The Feast of Christ the King celebrates the all-embracing authority of Christ as Lord and King of the universe. The feast is celebrated on the final Sunday of the liturgical year, the Sunday before Advent.

The earliest Christians identified Jesus with the long predicted Messiah of the Jews. In fact, the word “messiah” and “Christ” both mean “anointed one,” and were used to refer to the king who was to come deliver Israel from the hands of the Romans. However, Christ the Messiah came to free all people from sin and death and was not the earthly king that the people expected.

Christians have long celebrated Jesus as Christ, Messiah and his reign as King throughout the liturgical year. We have the preparation time of Advent and awaiting His second coming; Christmas (the Magi asked “Where is this newborn king of the Jews.” Mt 2:2); Easter (Christ was put to death labeled the king of the Jews) and Ascension when Christ returns to the heavenly kingdom in glory.

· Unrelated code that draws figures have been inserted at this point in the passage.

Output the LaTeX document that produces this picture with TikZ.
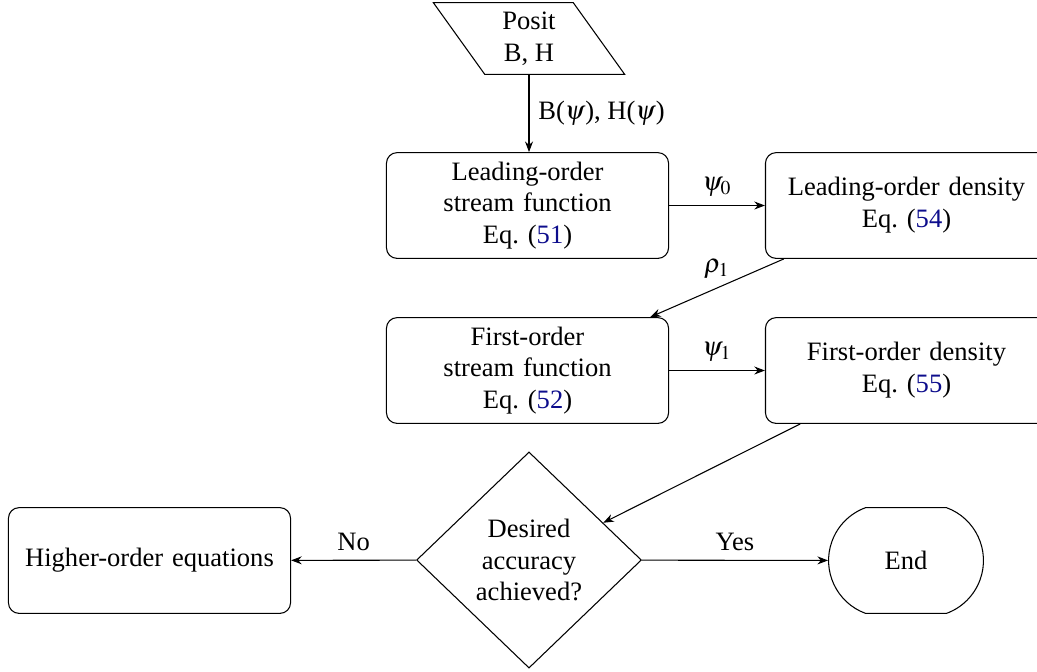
\documentclass[tikz,border=0pt]{standalone}
\usepackage{mathptmx}
\usepackage[no-math]{fontspec}
\setmainfont{Liberation Serif}
\usetikzlibrary{shapes.geometric,shapes.misc,arrows.meta}
\definecolor{eqblue}{rgb}{0.05,0.05,0.55}
\newcommand{\eqlink}[1]{Eq.~(\textcolor{eqblue}{#1})}
\tikzset{
  box/.style={draw, rounded corners=4pt, text width=3.5cm, align=center, minimum height=1.4cm},
  io/.style={draw, trapezium, trapezium left angle=120, trapezium right angle=60, trapezium stretches=true, minimum width=72.3pt, minimum height=27pt, align=center},
  decision/.style={draw, diamond, inner sep=0pt, minimum width=84.7pt, minimum height=81.4pt, align=center},
  term/.style={draw, rounded rectangle, rounded rectangle arc length=140, minimum width=65pt, minimum height=1.4cm},
  arr/.style={-{Stealth[length=4pt,width=3pt]}, line width=0.4pt}
}
\begin{document}
\begin{tikzpicture}[x=0.37665pt, y=-0.37665pt, font=\fontsize{10}{12}\selectfont]
\useasboundingbox (0,0) rectangle (1037,671);
\node[io] (posit) at (529,38.5) {Posit\\B, H};
\node[box] (lsf) at (527.5,205.5) {Leading-order\\stream function\\\eqlink{51}};
\node[box] (lden) at (906.5,205.5) {Leading-order density\\\eqlink{54}};
\node[box] (fsf) at (527.5,370.5) {First-order\\stream function\\\eqlink{52}};
\node[box] (fden) at (906.5,370.5) {First-order density\\\eqlink{55}};
\node[decision] (dec) at (529,560) {Desired\\accuracy\\achieved?};
\node[box] (hoe) at (149.5,560.5) {Higher-order equations};
\node[term] (endn) at (906,560.5) {End};
\draw[arr] (posit.south) -- (posit.south |- lsf.north) node[midway, right] {B($\psi$), H($\psi$)};
\draw[arr] (lsf) -- (lden) node[midway, above] {$\psi_0$};
\draw[arr] (lden) -- (fsf) node[midway, above] {$\rho_1$};
\draw[arr] (fsf) -- (fden) node[midway, above] {$\psi_1$};
\draw[arr] (fden) -- (dec);
\draw[arr] (dec) -- (hoe) node[midway, above] {No};
\draw[arr] (dec) -- (endn) node[midway, above] {Yes};
\end{tikzpicture}
\end{document}
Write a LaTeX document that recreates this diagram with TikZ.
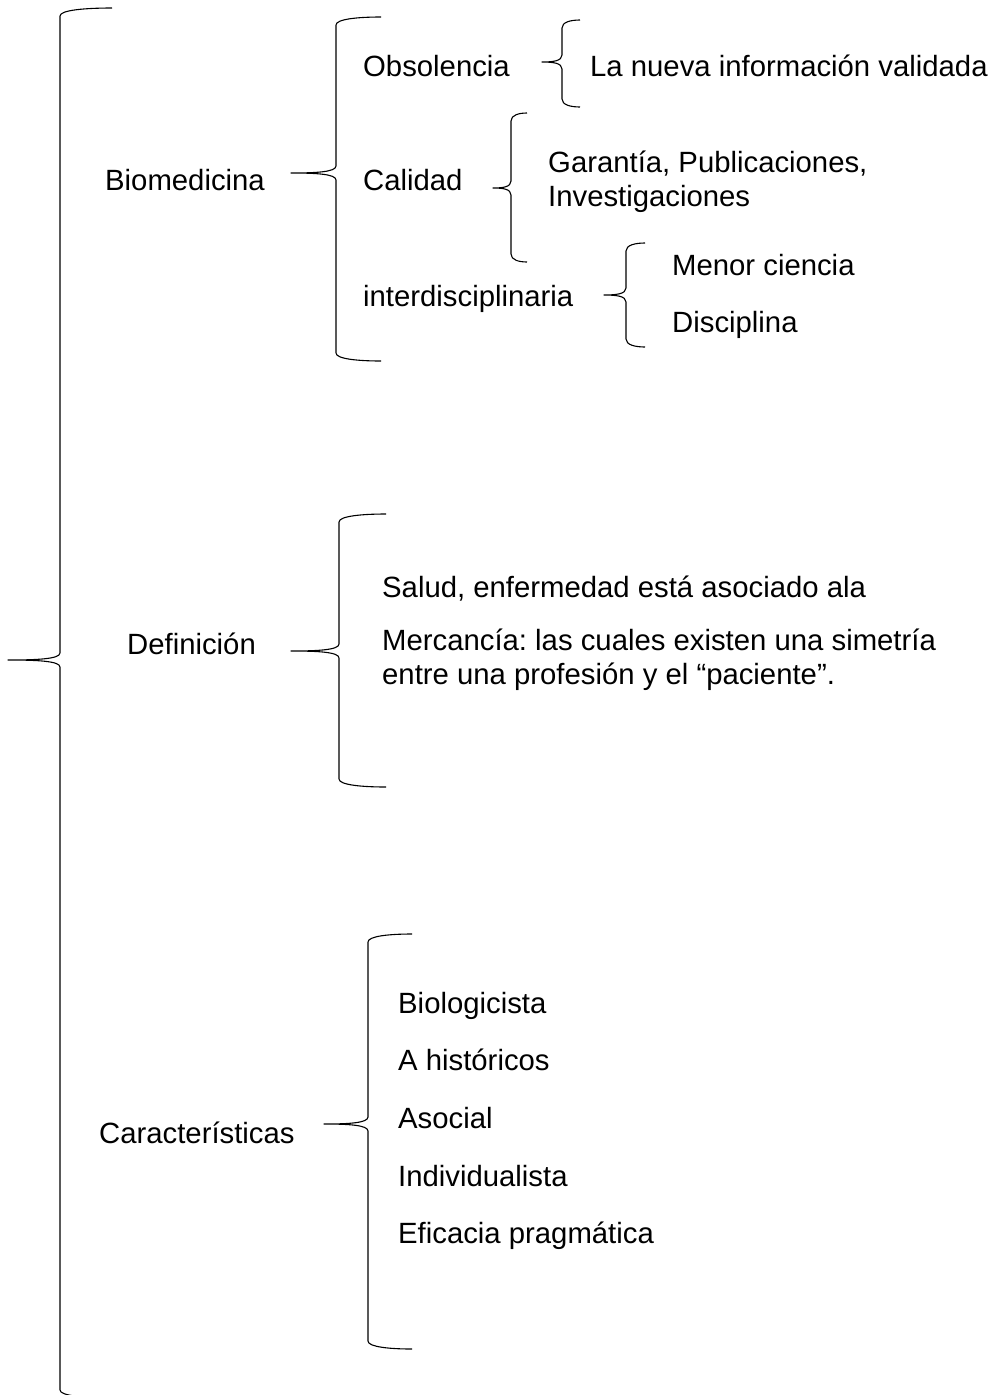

In 1925, Pope Pius XI instituted the Feast of Christ the King (encyclical Quas Primas) to specifically commemorate His Kingship. Pope Pius was concerned about the growing secularism in the world and wanted to focus the Church on Christ’s authority. His hope was that the faithful would gain strength and courage from the celebration of the feast, as we are reminded that Christ must reign in our hearts, minds, wills and bodies (Quas Primas, 33).